My first question was....what about the parents? it's a little like when Cameron says that these people must be made to work, you think.... yeah, you need to tell the employers about this.

Most people can't afford bigger houses than they absolutely need, and those living in council houses will be forced to move into smaller houses when their kids leave home... to get married in some cases.

Will they then be forced to move into bigger houses so that they can take their kids back?

What will happen if parents are dead...or ill... will kids have to go and live with the grandparents, or great grandparents, uncles, third cousins twice removed...?

What about (as you say) step children? Do I want to keep another man's kid? Why wouldn't he go live with his dad, but then would his dad's new wife (or whatever) want to look after him?
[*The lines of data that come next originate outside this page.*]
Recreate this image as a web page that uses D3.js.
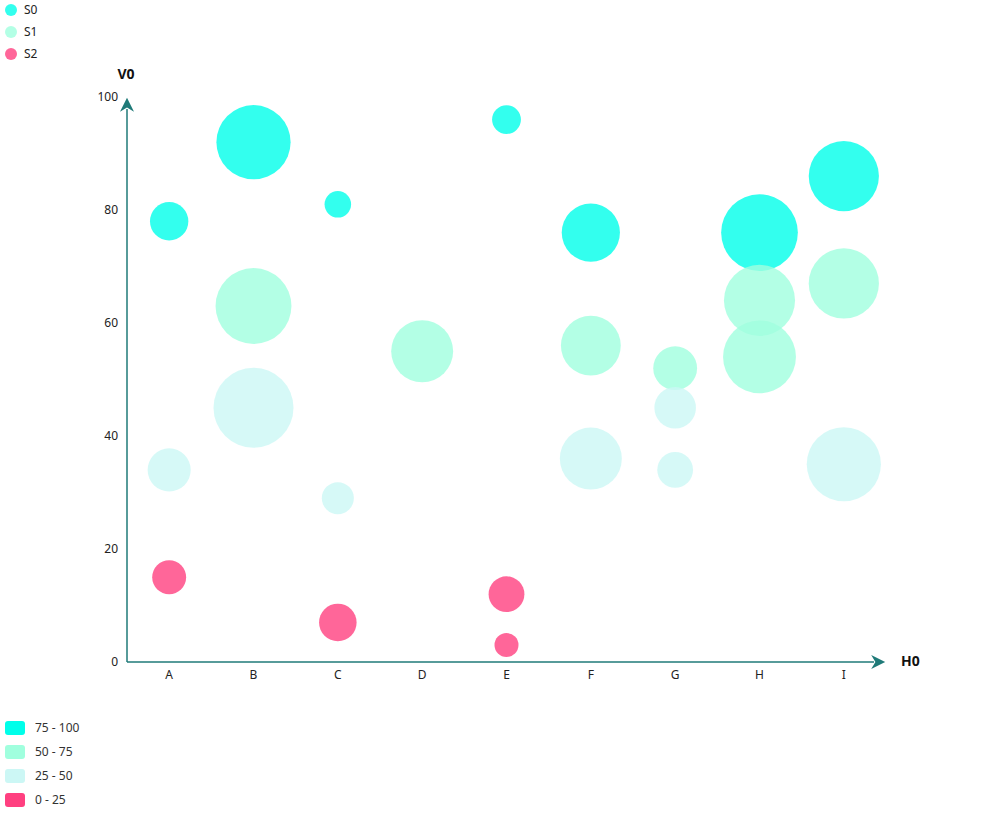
<!DOCTYPE html>
<html><head><meta charset="utf-8">
<script src="https://cdn.jsdelivr.net/npm/d3@7"></script>
<style>body{margin:0;background:#fff;font-family:"Noto Sans","Open Sans",sans-serif;}</style>
</head><body><svg id="c" width="990" height="813"></svg>
<script>
const categories = ["A","B","C","D","E","F","G","H","I"];
const seriesNames = ["S0","S1","S2"];
const s0Values = [78, 92, 81, 55, 96, 76, 52, 76, 86];
const s0Sizes  = [23, 86, 11, 60, 13, 53, 30, 92, 77];
const s1Values = [34, 63, 29, null, 12, 56, 45, 64, 67];
const s1Sizes  = [29, 90, 16, null, 20, 56, 27, 79, 77];
const s2Values = [15, 45, 7, null, 3, 36, 34, 54, 35];
const s2Sizes  = [18, 100, 22, null, 9, 60, 20, 83, 86];
const yTicks = [0, 20, 40, 60, 80, 100];
const rangeLabels = ["75 - 100", "50 - 75", "25 - 50", "0 - 25"];
const rangeColors = ["#00ffea", "#a0ffde", "#ccf7f5", "#ff4080"];
const seriesColors = ["#00ffea", "#a0ffde", "#ff4080"];

const svg = d3.select("#c");
const axisColor = "#1f7a78";
const x0 = 127, x1 = 886, yTop = 97, yBot = 662;
const x = d3.scaleBand().domain(categories).range([x0, x1]);
const y = d3.scaleLinear().domain([0, 100]).range([yBot, yTop]);
const r = d3.scaleSqrt().domain([0, 100]).range([0, 40]);
const colorOf = v => v >= 75 ? rangeColors[0] : v >= 50 ? rangeColors[1] : v >= 25 ? rangeColors[2] : rangeColors[3];

// bubbles
const pts = [];
[[s0Values, s0Sizes],[s1Values, s1Sizes],[s2Values, s2Sizes]].forEach((pair, si) => {
  categories.forEach((c, i) => {
    if (pair[0][i] != null) pts.push({c, v: pair[0][i], s: pair[1][i], si});
  });
});
svg.append("g").selectAll("circle").data(pts).join("circle")
  .attr("cx", d => x(d.c) + x.bandwidth()/2)
  .attr("cy", d => y(d.v))
  .attr("r", d => r(d.s))
  .attr("fill", d => colorOf(d.v))
  .attr("fill-opacity", 0.8);

// axes
const defs = svg.append("defs");
defs.append("marker").attr("id","arr").attr("viewBox","0 0 10 10").attr("refX",2).attr("refY",5)
  .attr("markerWidth",15).attr("markerHeight",14).attr("markerUnits","userSpaceOnUse").attr("orient","auto")
  .append("path").attr("d","M0,0 L10,5 L0,10 L3,5 Z").attr("fill", axisColor);

svg.append("line").attr("x1", x0).attr("y1", yBot).attr("x2", x1-12).attr("y2", yBot)
  .attr("stroke", axisColor).attr("stroke-width", 1.5).attr("marker-end","url(#arr)");
svg.append("line").attr("x1", x0).attr("y1", yBot).attr("x2", x0).attr("y2", yTop+12)
  .attr("stroke", axisColor).attr("stroke-width", 1.5).attr("marker-end","url(#arr)");

const yAxis = d3.axisLeft(y).tickValues(yTicks).tickSize(0).tickPadding(9);
const gy = svg.append("g").attr("transform", `translate(${x0},0)`).call(yAxis);
gy.select(".domain").remove();
gy.selectAll("text").attr("font-size", 12).attr("fill", "#222").attr("font-family", "Noto Sans, sans-serif");

const xAxis = d3.axisBottom(x).tickSize(0).tickPadding(8);
const gx = svg.append("g").attr("transform", `translate(0,${yBot})`).call(xAxis);
gx.select(".domain").remove();
gx.selectAll("text").attr("font-size", 12).attr("fill", "#222").attr("font-family", "Noto Sans, sans-serif");

svg.append("text").attr("x", 126).attr("y", 79).attr("text-anchor","middle")
  .attr("font-size", 14).attr("font-weight","bold").attr("fill","#111").text("V0");
svg.append("text").attr("x", 901).attr("y", 666)
  .attr("font-size", 14).attr("font-weight","bold").attr("fill","#111").text("H0");

// series legend
const lg = svg.append("g");
seriesNames.forEach((n, i) => {
  const cy = 10 + i*22;
  lg.append("circle").attr("cx", 11).attr("cy", cy).attr("r", 6).attr("fill", seriesColors[i]).attr("fill-opacity", 0.8);
  lg.append("text").attr("x", 24).attr("y", cy + 4).attr("font-size", 12).attr("fill","#222").text(n);
});

// range legend
const rg = svg.append("g");
rangeLabels.forEach((t, i) => {
  const cy = 728 + i*24;
  rg.append("rect").attr("x", 5).attr("y", cy-7).attr("width", 20).attr("height", 14).attr("rx", 3)
    .attr("fill", rangeColors[i]);
  rg.append("text").attr("x", 35).attr("y", cy + 4).attr("font-size", 12).attr("fill","#333").text(t);
});
</script></body></html>
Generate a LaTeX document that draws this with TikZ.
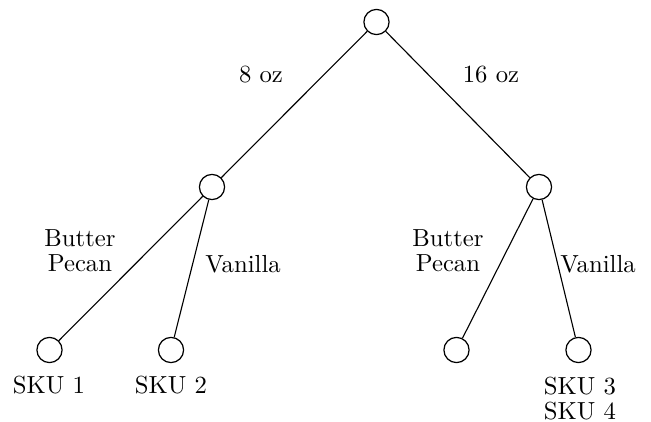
\documentclass[tikz,border=0pt]{standalone}
\begin{document}
\begin{tikzpicture}[x=0.405pt,y=-0.405pt,
  vert/.style={circle,draw,line width=0.5pt,minimum size=10.2pt,inner sep=0pt},
  edge/.style={line width=0.45pt},
  lab/.style={inner sep=0pt,anchor=base},
  lab2/.style={inner sep=0pt,anchor=north,align=center,font=\fontsize{10pt}{10pt}\selectfont}]
\useasboundingbox (0,0) rectangle (651,422);
\node[vert] (r) at (376.5,22) {};
\node[vert] (a) at (212,187) {};
\node[vert] (b) at (539,187) {};
\node[vert] (a1) at (49.5,350) {};
\node[vert] (a2) at (171,350) {};
\node[vert] (b1) at (456.5,350) {};
\node[vert] (b2) at (578.5,350) {};
\draw[edge] (r) -- (a);
\draw[edge] (r) -- (b);
\draw[edge] (a) -- (a1);
\draw[edge] (a) -- (a2);
\draw[edge] (b) -- (b1);
\draw[edge] (b) -- (b2);
\node[lab] (l8) at (261,83) {8 oz};
\node[lab] (l16) at (491,83) {16 oz};
\node[lab2] (bpa) at (80,229) {Butter\\Pecan};
\node[lab] (va) at (243,272) {Vanilla};
\node[lab2] (bpb) at (448,229) {Butter\\Pecan};
\node[lab] (vb) at (598,272) {Vanilla};
\node[lab] (s1) at (49,393) {SKU 1};
\node[lab] (s2) at (171,393) {SKU 2};
\node[lab2] (s34) at (580,376.5) {SKU 3\\SKU 4};
\end{tikzpicture}
\end{document}
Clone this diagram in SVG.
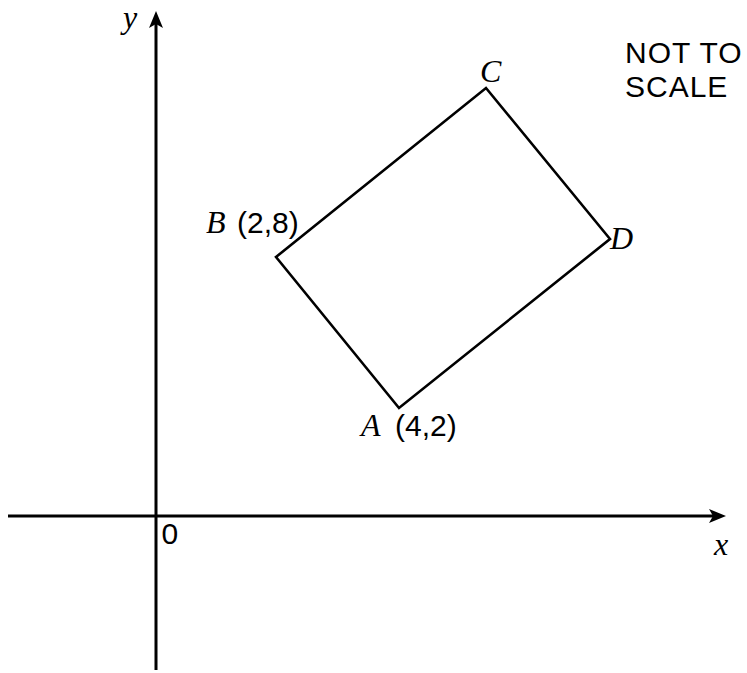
<svg xmlns="http://www.w3.org/2000/svg" width="747" height="673" viewBox="0 0 747 673">
<style>
.ax{stroke:#000;stroke-width:3;fill:none}
.sh{stroke:#000;stroke-width:2.6;fill:none;stroke-linejoin:miter}
.it{font-family:"Liberation Serif","Times New Roman",serif;font-style:italic;font-size:32px;fill:#000}
.sn{font-family:"Liberation Sans",Arial,sans-serif;font-size:30px;fill:#000}
.nt{letter-spacing:1px}
.ah{fill:#000;stroke:none}
</style>
<rect width="747" height="673" fill="#fff"/>
<g id="connectors">
<line class="ax" x1="156" y1="670" x2="156" y2="24"/>
<path class="ah" d="M156,11 L163,28 L156,24 L149,28 Z"/>
<line class="ax" x1="8" y1="516" x2="713" y2="516"/>
<path class="ah" d="M726,516 L709,523 L713,516 L709,509 Z"/>
</g>
<g id="shape">
<polygon class="sh" points="276,257 486,88 610,239 399,408"/>
</g>
<g id="labels">
<text class="it" x="123" y="28" font-size="30">y</text>
<text class="it" x="714" y="555">x</text>
<text class="sn" x="161.5" y="544">0</text>
<g id="nodeA"><text class="it" x="361" y="436">A</text><text class="sn" x="395" y="436">(4,2)</text></g>
<g id="nodeB"><text class="it" x="206" y="233">B</text><text class="sn" x="237" y="233">(2,8)</text></g>
<g id="nodeC"><text class="it" x="480" y="82">C</text></g>
<g id="nodeD"><text class="it" x="610" y="249">D</text></g>
<g id="note"><text class="sn nt" x="625" y="63">NOT TO</text><text class="sn nt" x="625" y="97">SCALE</text></g>
</g>
</svg>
Would princess Beatrix or whatever have to go back to living with prince Air Miles, who sponges off him mum anyway, even if she is 87? or princess Ferguson, who hasn't got a mum to sponge off?

Will Charlie have to take wee Harry... because they are all on benefits in rent-paid houses?

Or is it only common people who don't vote Tory that will have to do this?

Does this government think, even for a second, before it trots out its stupid policies.

Anonymous said...

As for the qualifications QM. I suspect that it may be that qualifications are soooooo easy (I did an A level French paper while I was waiting for a bus the other week), that if you haven't got SOME qualification you must be either brain dead... or bone idle. And who would want to employ either of these categories?

DeeDee99 said...

AS with so many of our problems, the EU is the cause.

Unfettered, unlimited immigration has made it extremely difficult for young people to get that all important starter job. It has also put pressure at the lower end of the housing market (rental and bought).

Until we get out of the EU so we can control our borders, nothing is going to change.

Although I quite like the idea of young welfare recipients being forced to return home, you are quite right - many won't be able to do so. And if Mum happens to live somewhere else, in a place where there is even less likelihood of them finding work, it would be self defeating.

So it should be encouraged, but not eforced. The alternative should be Government-owned hostels and/or the YMCA: a room in a multi-occupancy building and no rent allowance paid.

DerekP said...

DeeDee99 - I think you've got it.

Our Government should be controlling UK borders, not UK boarders.